Wanted to submit to jaded ibis and they asked for an aesthetic statement. Put one together but it felt thin, like they would have looked and laughed. Everything else about the press seemed admirable and interesting though. Over my head maybe, need to develop a BA app.

Have been focusing (sort of) with the interaction with that writer. Feels very narcissistic. Want to focus on letting criticism et c. (negative criticism, not critique or positive criticism) roll off my back. Don't want to be one of htose shitty people who wallows in other criticisms.

There are two things that I think would be cool and interesting for literature:

1. A subscription based database similar to 'web of science' where all literary journals and magazines are cataloged and each store is indexed with year, author, location and a number of qualifiers like length  topic style etc. then authors, genres and styles are connected so that you can find similar writers to those you like. Sort of like a pandora for short stories or poetry. There is already the search function I guess but the connections (especially for personal, academic and institutional connection) might add a lot, allow someone new to literature to find a lot of good stuff pretty quickly.

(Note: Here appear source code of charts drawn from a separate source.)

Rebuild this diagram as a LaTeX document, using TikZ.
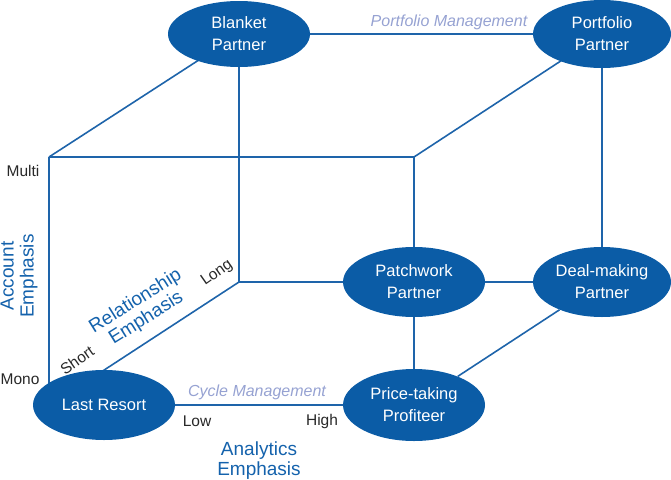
\documentclass[tikz,border=0pt]{standalone}
\usepackage{fontspec}
\setmainfont{Liberation Sans}
\usetikzlibrary{shapes.geometric,backgrounds}
\definecolor{fillblue}{RGB}{11,92,166}
\definecolor{lineblue}{RGB}{30,100,170}
\definecolor{labblue}{RGB}{20,98,172}
\definecolor{lightlab}{RGB}{150,162,210}
\definecolor{darktxt}{RGB}{40,40,40}
\tikzset{
  oval/.style={ellipse, fill=fillblue, text=white, inner sep=0pt,
    minimum width=142pt, minimum height=70pt, align=center,
    font=\fontsize{16.5}{22}\selectfont},
  edge/.style={draw=lineblue, line width=1.6pt},
  axislab/.style={text=labblue, align=center, font=\fontsize{19}{20}\selectfont},
  ticklab/.style={text=darktxt, font=\fontsize{15.5}{18}\selectfont, inner sep=0pt},
  dimlab/.style={text=lightlab, font=\fontsize{16}{18}\selectfont\itshape, inner sep=0pt}
}
\begin{document}
\begin{tikzpicture}[x=1pt,y=-1pt]
\useasboundingbox (0,0) rectangle (671,479);
% nodes
\node[oval, minimum height=66pt] (blanket) at (239,34) {Blanket\\Partner};
\node[oval, minimum width=138pt, minimum height=68pt] (portfolio) at (602,34) {Portfolio\\Partner};
\node[oval] (patch) at (414,282) {Patchwork\\Partner};
\node[oval, minimum width=138pt] (deal) at (602,282) {Deal-making\\Partner};
\node[oval, minimum height=72pt] (price) at (414,405) {Price-taking\\Profiteer};
\node[oval] (last) at (104,405) {Last Resort};
% cube corners
\coordinate (ftl) at (49,157);
\coordinate (ftr) at (414,157);
\coordinate (bbl) at (239,282);
\coordinate (fbl) at (49,395);
\coordinate (rl) at (95,376);
\begin{scope}[on background layer]
\draw[edge] (blanket) -- (portfolio);
\draw[edge] (blanket.center) -- (ftl);
\draw[edge] (ftl) -- (ftr);
\draw[edge] (ftr) -- (portfolio.center);
\draw[edge] (ftl) -- (fbl);
\draw[edge] (ftr) -- (patch.center);
\draw[edge] (blanket.center) -- (bbl);
\draw[edge] (bbl) -- (patch.center);
\draw[edge] (bbl) -- (rl);
\draw[edge] (portfolio.center) -- (deal.center);
\draw[edge] (patch) -- (deal);
\draw[edge] (patch) -- (price);
\draw[edge] (deal) -- (price);
\draw[edge] (last) -- (price);
\end{scope}
% labels
\node[dimlab] (pm) at (449,22) {Portfolio Management};
\node[dimlab] (cm) at (257,392) {Cycle Management};
\node[ticklab] (low) at (197,421) {Low};
\node[ticklab] (high) at (322,421) {High};
\node[axislab] (ana) at (259,461) {Analytics\\Emphasis};
\node[axislab, rotate=90] (acc) at (19,276) {Account\\Emphasis};
\node[ticklab] (multi) at (23,171) {Multi};
\node[ticklab] (mono) at (20,379) {Mono};
\node[ticklab, rotate=35] (short) at (77,360) {Short};
\node[ticklab, rotate=35] (long) at (217,273) {Long};
\node[axislab, rotate=32] (rel) at (141,310) {Relationship\\Emphasis};
\end{tikzpicture}
\end{document}
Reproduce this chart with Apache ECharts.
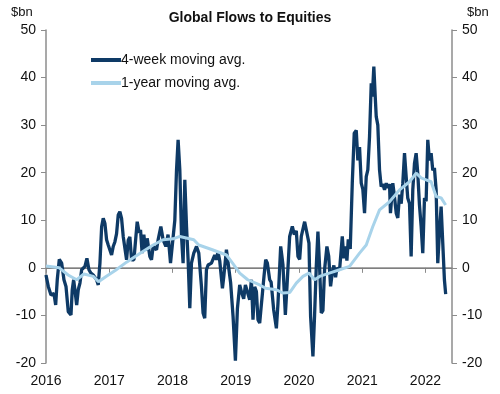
<!DOCTYPE html>
<html><head><meta charset="utf-8">
<script src="https://cdn.jsdelivr.net/npm/echarts@6/dist/echarts.min.js"></script>
<style>html,body{margin:0;padding:0;background:#fff}#c{width:500px;height:394px}</style>
</head><body><div id="c"></div>
<script>
const titleText = "Global Flows to Equities";
const unitLabel = "$bn";
const seriesNames = ["4-week moving avg.", "1-year moving avg."];
const yearTicks = [2016, 2017, 2018, 2019, 2020, 2021, 2022];

// 4-week moving average: [decimal year, $bn]
const fourWeek = [
 [2016.00,-1.5],[2016.036,-3.9],[2016.079,-5.7],[2016.106,-6.0],[2016.126,-5.4],[2016.153,-7.8],[2016.178,-2.5],
 [2016.21,1.8],[2016.248,1.0],[2016.284,-2.5],[2016.316,-3.9],[2016.352,-9.2],[2016.395,-9.9],[2016.415,-4.6],
 [2016.437,-2.5],[2016.463,-5.3],[2016.485,-7.8],[2016.51,-4.6],[2016.537,-3.2],[2016.564,-0.4],[2016.589,-0.7],
 [2016.616,0.3],[2016.647,2.0],[2016.679,-0.4],[2016.71,-1.1],[2016.747,-1.5],[2016.774,-1.8],[2016.80,-2.5],
 [2016.826,-3.6],[2016.853,1.0],[2016.88,8.7],[2016.905,10.4],[2016.932,9.3],[2016.958,5.9],[2016.984,4.8],
 [2017.011,5.2],[2017.037,2.7],[2017.063,4.5],[2017.09,5.5],[2017.116,7.2],[2017.142,11.1],[2017.168,11.8],
 [2017.195,10.4],[2017.221,6.6],[2017.274,1.7],[2017.30,5.8],[2017.326,6.5],[2017.353,1.7],[2017.39,1.7],
 [2017.442,9.7],[2017.473,7.4],[2017.495,8.0],[2017.52,3.1],[2017.547,7.0],[2017.574,3.6],[2017.60,6.2],
 [2017.642,2.4],[2017.668,1.7],[2017.694,4.5],[2017.748,3.8],[2017.773,5.9],[2017.816,8.7],[2017.852,5.9],
 [2017.895,4.5],[2017.93,7.0],[2017.969,1.0],[2018.00,1.0],[2018.037,10.0],[2018.064,20.6],[2018.089,26.9],
 [2018.116,20.6],[2018.143,6.6],[2018.168,1.0],[2018.195,18.5],[2018.222,8.7],[2018.247,1.7],[2018.274,-8.5],
 [2018.30,1.0],[2018.337,3.1],[2018.38,4.5],[2018.416,3.1],[2018.458,-3.9],[2018.484,-9.5],[2018.51,-10.6],
 [2018.537,-0.4],[2018.563,0.6],[2018.616,1.0],[2018.668,2.7],[2018.695,1.7],[2018.72,3.4],[2018.747,1.5],
 [2018.79,-4.3],[2018.81,-2.0],[2018.853,3.8],[2018.875,1.5],[2018.92,-3.2],[2018.958,-10.2],[2018.995,-19.5],
 [2019.027,-8.5],[2019.063,-3.6],[2019.09,-5.0],[2019.126,-6.5],[2019.153,-3.6],[2019.18,-3.2],[2019.221,-6.7],
 [2019.248,-2.5],[2019.273,-10.9],[2019.30,-4.0],[2019.327,-5.0],[2019.352,-10.9],[2019.379,-11.6],[2019.40,-8.5],
 [2019.422,-5.4],[2019.447,-1.8],[2019.474,1.7],[2019.50,1.0],[2019.537,-2.5],[2019.56,-3.0],[2019.60,-8.8],
 [2019.643,-12.7],[2019.668,-7.5],[2019.711,4.5],[2019.73,2.5],[2019.747,0.6],[2019.785,-9.9],[2019.81,-4.0],
 [2019.853,6.6],[2019.895,8.7],[2019.927,7.0],[2019.958,7.8],[2019.984,2.4],[2020.011,1.8],[2020.037,6.6],
 [2020.09,9.7],[2020.11,9.3],[2020.158,5.2],[2020.184,-10.2],[2020.221,-18.6],[2020.247,-10.0],[2020.274,0.3],
 [2020.30,7.6],[2020.326,0.3],[2020.353,-9.5],[2020.379,-9.0],[2020.405,-0.4],[2020.442,4.5],[2020.47,2.5],
 [2020.50,-3.9],[2020.527,-1.0],[2020.552,0.5],[2020.579,-2.0],[2020.60,0.0],[2020.642,-0.5],[2020.685,6.6],
 [2020.71,2.0],[2020.737,4.5],[2020.758,1.5],[2020.78,6.0],[2020.811,4.0],[2020.843,17.8],[2020.874,28.3],
 [2020.906,28.9],[2020.931,22.6],[2020.958,25.4],[2020.985,17.8],[2021.01,16.5],[2021.037,11.5],[2021.064,19.2],
 [2021.089,20.6],[2021.116,27.6],[2021.143,38.8],[2021.16,36.0],[2021.184,42.3],[2021.206,36.0],[2021.222,31.8],
 [2021.247,30.0],[2021.274,20.6],[2021.30,17.1],[2021.326,17.6],[2021.353,16.4],[2021.38,17.8],[2021.405,16.8],
 [2021.432,17.6],[2021.447,11.5],[2021.484,17.8],[2021.51,15.0],[2021.538,11.5],[2021.563,10.5],[2021.59,15.4],
 [2021.617,13.5],[2021.642,17.8],[2021.669,24.1],[2021.696,19.0],[2021.72,14.7],[2021.748,13.5],[2021.774,2.4],
 [2021.80,16.4],[2021.827,22.0],[2021.853,24.1],[2021.879,19.8],[2021.905,13.3],[2021.932,8.7],[2021.958,3.1],
 [2021.985,14.7],[2022.011,14.0],[2022.037,26.9],[2022.063,22.6],[2022.09,24.1],[2022.116,20.5],[2022.142,21.0],
 [2022.169,16.4],[2022.195,1.0],[2022.22,7.3],[2022.248,12.9],[2022.274,5.2],[2022.30,-2.5],[2022.32,-5.5]
];

// 1-year moving average: [decimal year, $bn]
const oneYear = [
 [2016.00,0.4],[2016.21,0.0],[2016.35,-1.5],[2016.485,-2.5],[2016.60,-1.3],[2016.75,-1.8],[2016.83,-2.9],
 [2016.95,-1.8],[2017.10,-0.5],[2017.274,1.2],[2017.495,3.1],[2017.694,4.8],[2017.852,5.9],[2018.01,6.1],
 [2018.116,6.6],[2018.337,5.9],[2018.416,4.8],[2018.63,3.8],[2018.853,2.7],[2018.95,1.0],[2019.063,-1.1],
 [2019.19,-2.5],[2019.221,-2.9],[2019.379,-3.6],[2019.474,-4.3],[2019.643,-4.6],[2019.747,-5.3],[2019.853,-5.2],
 [2019.958,-3.2],[2020.063,-1.8],[2020.158,-1.1],[2020.247,-2.5],[2020.326,-1.8],[2020.48,-1.1],[2020.642,-0.4],
 [2020.80,0.3],[2020.958,3.1],[2021.064,4.8],[2021.168,8.7],[2021.274,12.2],[2021.432,13.9],[2021.59,16.4],
 [2021.748,18.1],[2021.853,19.9],[2021.932,18.9],[2022.011,18.5],[2022.09,18.1],[2022.169,15.0],[2022.248,14.7],
 [2022.32,13.2]
];

const darkColor = "#0e3a66";
const lightColor = "#a8d3ea";
const axisGray = "#8c8c8c";
const font = "Liberation Sans";

const chart = echarts.init(document.getElementById('c'), null, {renderer: 'canvas'});
const yAxisCommon = {
  type: 'value', min: -20, max: 50, interval: 10,
  axisLine: {show: true, lineStyle: {color: axisGray, width: 1.5}},
  axisTick: {show: true, length: 5, lineStyle: {color: axisGray}},
  splitLine: {show: false},
  axisLabel: {color: '#111', fontSize: 14, fontFamily: font, margin: 10}
};
chart.setOption({
  animation: false,
  backgroundColor: '#fff',
  title: [
    {text: titleText, left: 'center', top: 6, textStyle: {fontFamily: font, fontSize: 14, fontWeight: 'bold', color: '#111'}},
    {text: unitLabel, left: 6, top: 1, textStyle: {fontFamily: font, fontSize: 13, fontWeight: 'normal', color: '#111'}},
    {text: unitLabel, left: 462, top: 1, textStyle: {fontFamily: font, fontSize: 13, fontWeight: 'normal', color: '#111'}}
  ],
  legend: {
    data: seriesNames, orient: 'vertical', left: 86, top: 48, itemGap: 9,
    itemWidth: 30, itemHeight: 4, icon: 'rect',
    textStyle: {fontFamily: font, fontSize: 14, color: '#111', padding: [0,0,0,-5]}
  },
  grid: {left: 46, right: 48, top: 30, bottom: 31, containLabel: false},
  xAxis: {
    type: 'value', min: 2016, max: 2022.42, interval: 1,
    axisLine: {show: true, lineStyle: {color: axisGray, width: 1.5}},
    axisTick: {show: true, length: 5, lineStyle: {color: axisGray}},
    splitLine: {show: false},
    axisLabel: {color: '#111', fontSize: 14, fontFamily: font, margin: 11, showMaxLabel: false,
      formatter: v => (yearTicks.indexOf(Math.round(v)) >= 0 && Math.abs(v - Math.round(v)) < 1e-6) ? String(Math.round(v)) : ''}
  },
  yAxis: [
    Object.assign({}, yAxisCommon, {position: 'left'}),
    Object.assign({}, yAxisCommon, {position: 'right'})
  ],
  series: [
    {
      name: seriesNames[0], type: 'line', data: fourWeek, showSymbol: false, symbol: 'none',
      lineStyle: {color: darkColor, width: 3.3}, itemStyle: {color: darkColor},
      markLine: {silent: true, symbol: 'none', label: {show: false},
        lineStyle: {color: '#7f7f7f', width: 1, type: 'solid'}, data: [{yAxis: 0}], z: 1},
      z: 2
    },
    {
      name: seriesNames[1], type: 'line', data: oneYear, showSymbol: false, symbol: 'none',
      lineStyle: {color: lightColor, width: 3}, itemStyle: {color: lightColor}, z: 3
    }
  ]
});
</script></body></html>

2. A fully funded institution that was sort of like an invitation only MFA program: nominations made by whoever where entry level writers who seemed dedicated to the craft in the long term but either did not have the means to get further education/immersion in a full writing environment or something like that could just write for a few year (or do research or whatever). I guess the crux here would be invitation only, which sounds elitist and to a certain degree it would have to be, but it would allow this no pressure environment and lot of writing. or something. Maybe it would devolve into a nepotistic circle jerk, probably would.

About every month or so I'll wake up to some guy screaming outside my window. It will be the middle of the night and I'll listen for twenty, thirty minutes as every minute or so there is just this little scream. Different thing, they get garbled through the window. Sometimes it will stop for a few minutes then come back. That's all.